In fact bank shares have been outperforming the broader market by a significant margin – over 6% in the past couple of months.
The reason is simple. Given the short end of the curve has not budged, banks will continue to pay next to nothing on deposits. But they can now charge much higher rates on new term loans they make. That spread increase (net interest income) will flow right into equity and juice up bank dividends. Bank shareholders and executives should thank Bernanke for this “gift”.
But there are headwinds appearing on the horizon for the banking sector that may negate some of these gains. Here are a few examples:
1. A portion of bank revenue has been generated from mortgage refinancing in the past couple of years. But that game is over (see post) and the refi fee revenue will no longer be there. We’ll let our friends who analyze bank shares quantify that number, but it can’t be immaterial.
2. With rates rising, loan demand in the corporate sector may in fact decline. We are already seeing evidence of that.
On top of reducing origination fees and asset growth for banks, this trend could easily result in slower economic growth, which has been quite fragile to begin with.
3. Treasury and agency securities make up about 10% of bank assets. Even though not all of these securities will get marked to market, the recent bond correction can’t be good for the old P&L. Customer flows in fixed income departments of banks will also decline materially.

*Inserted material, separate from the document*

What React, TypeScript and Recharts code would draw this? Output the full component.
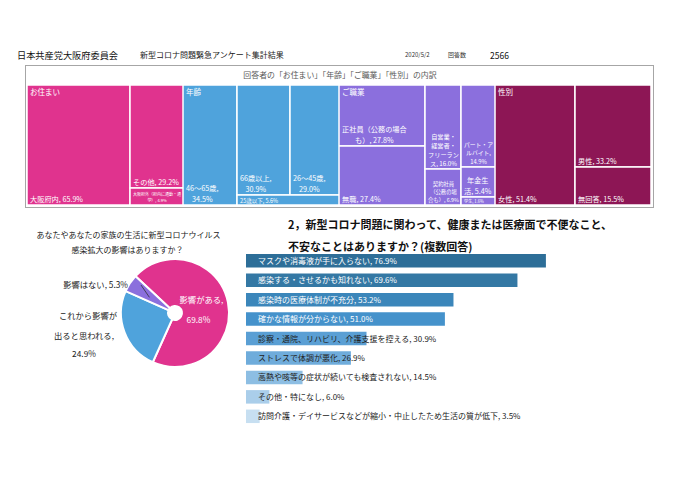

4. New regulatory pressures could create tremendous headwinds for the larger banks and could even result in dividends being shut off for years to come as banks are forced to build up capital.
Bloomberg: – U.S. regulators are considering doubling a minimum capital requirement for the largest banks, which could force some of them to halt dividend payments.
The standard would increase the amount of capital the lenders must hold to 6 percent of total assets, regardless of their risk, according to four people with knowledge of the talks. That’s twice the level set by global banking supervisors.
For those who think banks haven’t been lending enough, just wait till such rules go into effect. We will see an outright credit contraction in the US.
Given these headwinds in the banking sector, one should be careful jumping on the bank shares bandwagon. There may be some nasty earnings surprises along the way. And with banks under pressure, those who are predicting the US GDP to grow at 2.5% or higher should go back to the drawing board.